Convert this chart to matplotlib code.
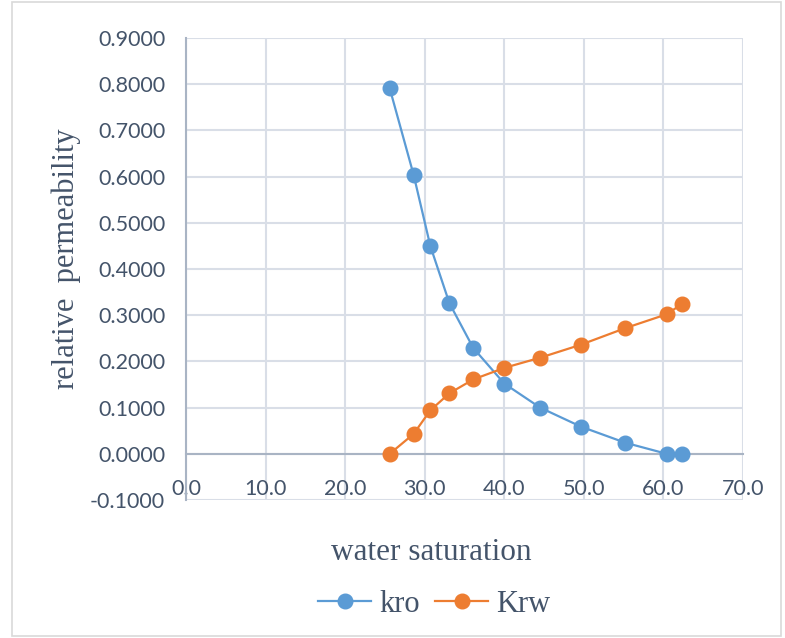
import matplotlib
matplotlib.use('Agg')
import matplotlib.pyplot as plt
from matplotlib.patches import Rectangle

# water saturation (%) and relative permeabilities
sw = [25.6, 28.6, 30.7, 33.1, 36.1, 40.0, 44.5, 49.6, 55.2, 60.4, 62.3]
kro = [0.791, 0.604, 0.450, 0.326, 0.229, 0.152, 0.100, 0.059, 0.024, 0.0, 0.0]
krw = [0.0, 0.043, 0.094, 0.131, 0.161, 0.186, 0.208, 0.236, 0.272, 0.302, 0.324]

blue = '#5b9bd5'
orange = '#ed7d31'
grid_c = '#d9dee7'
axis_c = '#a9b4c4'
text_c = '#44546a'

fig = plt.figure(figsize=(7.85, 6.38), dpi=100)
fig.patches.append(Rectangle((0.015, 0.003), 0.98, 0.994, transform=fig.transFigure,
                             fill=False, edgecolor='#d9d9d9', linewidth=1.2))

ax = fig.add_axes([0.237, 0.2163, 0.7095, 0.7241])

ax.plot(sw, kro, color=blue, lw=1.6, marker='o', ms=10.5, label='kro', zorder=3)
ax.plot(sw, krw, color=orange, lw=1.6, marker='o', ms=10.5, label='Krw', zorder=3)

ax.set_xlim(0, 70)
ax.set_ylim(-0.1, 0.9)
ax.set_xticks([0, 10, 20, 30, 40, 50, 60, 70])
ax.set_yticks([-0.1, 0, 0.1, 0.2, 0.3, 0.4, 0.5, 0.6, 0.7, 0.8, 0.9])
ax.set_xticklabels(['%.1f' % v for v in ax.get_xticks()])
ax.set_yticklabels(['%.4f' % v for v in ax.get_yticks()])
ax.grid(True, color=grid_c, lw=1.5, zorder=0)

ax.spines['bottom'].set_position(('data', 0))
ax.spines['bottom'].set_color(axis_c)
ax.spines['bottom'].set_linewidth(1.5)
ax.spines['left'].set_color(axis_c)
ax.spines['left'].set_linewidth(1.5)
ax.spines['top'].set_visible(False)
ax.spines['right'].set_visible(False)

ax.tick_params(axis='both', length=0, labelsize=15.5, colors=text_c)
ax.tick_params(axis='x', pad=18)
ax.tick_params(axis='y', pad=15)
for lab in ax.get_xticklabels() + ax.get_yticklabels():
    lab.set_family('Lato')

ax.set_xlabel('water saturation', fontsize=22.5, family='Liberation Serif', color=text_c)
ax.set_ylabel('relative  permeability', fontsize=22, family='Liberation Serif', color=text_c)
ax.xaxis.set_label_coords(0.44, -0.082)
ax.yaxis.set_label_coords(-0.188, 0.522)

fig.legend(loc='center', bbox_to_anchor=(0.553, 0.053), ncol=2, frameon=False,
           prop={'family': 'Liberation Serif', 'size': 22}, labelcolor=text_c,
           handlelength=1.75, handletextpad=0.25, columnspacing=0.5)

fig.savefig('out.png', dpi=100)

□ □ □

Reproduce all of the material above word for word. Omit the pictures.

Convert this chart to matplotlib code.
import matplotlib
matplotlib.use('Agg')
import matplotlib.pyplot as plt
from matplotlib.patches import Rectangle

# water saturation (%) and relative permeabilities
sw = [25.6, 28.6, 30.7, 33.1, 36.1, 40.0, 44.5, 49.6, 55.2, 60.4, 62.3]
kro = [0.791, 0.604, 0.450, 0.326, 0.229, 0.152, 0.100, 0.059, 0.024, 0.0, 0.0]
krw = [0.0, 0.043, 0.094, 0.131, 0.161, 0.186, 0.208, 0.236, 0.272, 0.302, 0.324]

blue = '#5b9bd5'
orange = '#ed7d31'
grid_c = '#d9dee7'
axis_c = '#a9b4c4'
text_c = '#44546a'

fig = plt.figure(figsize=(7.85, 6.38), dpi=100)
fig.patches.append(Rectangle((0.015, 0.003), 0.98, 0.994, transform=fig.transFigure,
                             fill=False, edgecolor='#d9d9d9', linewidth=1.2))

ax = fig.add_axes([0.237, 0.2163, 0.7095, 0.7241])

ax.plot(sw, kro, color=blue, lw=1.6, marker='o', ms=10.5, label='kro', zorder=3)
ax.plot(sw, krw, color=orange, lw=1.6, marker='o', ms=10.5, label='Krw', zorder=3)

ax.set_xlim(0, 70)
ax.set_ylim(-0.1, 0.9)
ax.set_xticks([0, 10, 20, 30, 40, 50, 60, 70])
ax.set_yticks([-0.1, 0, 0.1, 0.2, 0.3, 0.4, 0.5, 0.6, 0.7, 0.8, 0.9])
ax.set_xticklabels(['%.1f' % v for v in ax.get_xticks()])
ax.set_yticklabels(['%.4f' % v for v in ax.get_yticks()])
ax.grid(True, color=grid_c, lw=1.5, zorder=0)

ax.spines['bottom'].set_position(('data', 0))
ax.spines['bottom'].set_color(axis_c)
ax.spines['bottom'].set_linewidth(1.5)
ax.spines['left'].set_color(axis_c)
ax.spines['left'].set_linewidth(1.5)
ax.spines['top'].set_visible(False)
ax.spines['right'].set_visible(False)

ax.tick_params(axis='both', length=0, labelsize=15.5, colors=text_c)
ax.tick_params(axis='x', pad=18)
ax.tick_params(axis='y', pad=15)
for lab in ax.get_xticklabels() + ax.get_yticklabels():
    lab.set_family('Lato')

ax.set_xlabel('water saturation', fontsize=22.5, family='Liberation Serif', color=text_c)
ax.set_ylabel('relative  permeability', fontsize=22, family='Liberation Serif', color=text_c)
ax.xaxis.set_label_coords(0.44, -0.082)
ax.yaxis.set_label_coords(-0.188, 0.522)

fig.legend(loc='center', bbox_to_anchor=(0.553, 0.053), ncol=2, frameon=False,
           prop={'family': 'Liberation Serif', 'size': 22}, labelcolor=text_c,
           handlelength=1.75, handletextpad=0.25, columnspacing=0.5)

fig.savefig('out.png', dpi=100)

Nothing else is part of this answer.